Well, I’m back.
It’s no new news that I took some time off blogging in the past year. In fact, it was about this time last fall that I first launched my blog. Things were great, summer was relaxing, I made all my income shooting weddings on weekends & wrote my blog during the week.
I started my blog as a place to share ideas, work on fun projects, collaborate, create beautiful things, and exercise creativity. It also became a way of learning that my photography is an art. It’s easy to slip out of that mindset when you photograph 30 weddings in a season and all your photographic experience is with clients, pressure to photograph the “right” moments, and expectations of the result. Photographing for my blog was like a breath of fresh air for my creative soul. I had freedom and control to produce something new or different and as a result, wound up experimenting much more than I ever had before.
Winter came and I took two nannying jobs during the week. The time and energy I had to dedicate to blogging slowly began to get squished between work, a long-distance relationship and other factors of a busy life. Blogging started to feel more like a job than anything. I wasn’t getting paid, it was just supposed to be a fun, creative outlet for me. I had some pretty awesome collaborations and offers on the horizon and I would watch my stats and traffic slowly decline as I guilted myself into posting and staying on top of my blog. At this point I had been holding around 36k views a month and it was only my 4th month blogging. I became pretty discouraged and quickly realized how much of my identity I allowed to rest in the success of my blog.

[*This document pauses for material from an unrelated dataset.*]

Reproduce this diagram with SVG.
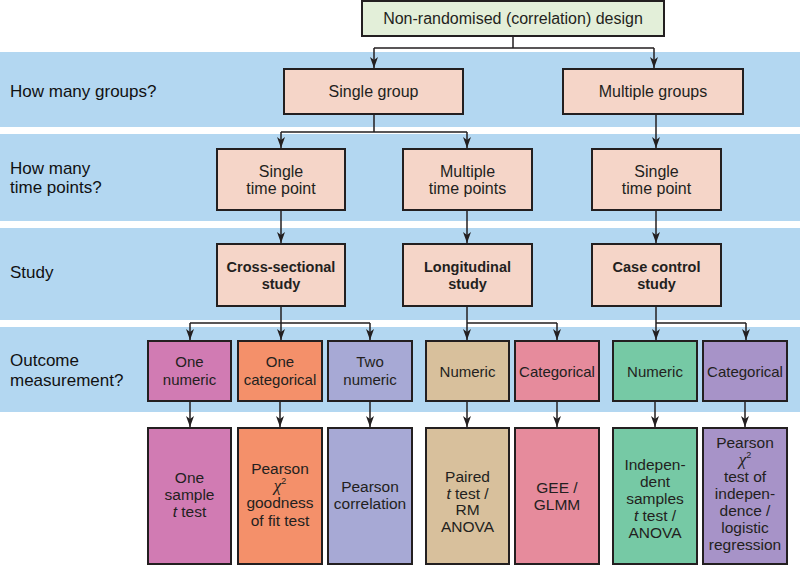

Christmas Eve came with the best Christmas wish I could have ever dreamed of. Jake asked me to MARRY HIM. We began planning a wedding and I was still working full time up until we got married. And if that wasn’t enough, while we were engaged, we started a business. Call us crazy, you’re right.
The Fresh Collective Co. started to pick up and now I was working, working, and planning a wedding. It’s fun now to think back at all we learned and accomplished during that season of our lives. But so honestly, ‘blog’ had nearly disappeared from my thinking and definitely wasn’t on the top of my to-do list… along with ‘make your bed’.
We have been married for 3 whole months now and sometimes we talk about how many times it’s hard to even remember life before this bliss. Sometimes, it just feels as though its always been this way. It was by far the best decision of my life.
Sometimes people ask me where I find my inspiration. And if I’m being honest, it’s not Pinterest. In fact, it almost never is. I find inspiration in people, real people. People with stories and passion. People with a desire to make an impact. I find some of my deepest inspiration on Instagram. Following the lives and stories of other individuals through photographs. Connecting with strangers and just being real together. Reflecting on the life of Christ and how his heart for all people was unconditional and not masked by circumstances or the persons accomplishments. His idea of one’s worth and identity was not made up of their followers and likes, but rested alone in His undying love for their soul.
My photography is beginning to reflect real life more and more and that could not make my heart happier. Because THAT is where the true art is. In capturing life and emotion as it is and not creating a fake set up or emotion that just inspires people to be more fake or unreal.
Blogging means something different to me now. And I had to experience this break from it to learn so. I don’t know how often I will post, nor to I plan on keeping a schedule. I will no longer guilt myself into the “shoulds” of blogging but will instead let this free me to inspire the way I am inspired.
And for the first time again, I’m excited.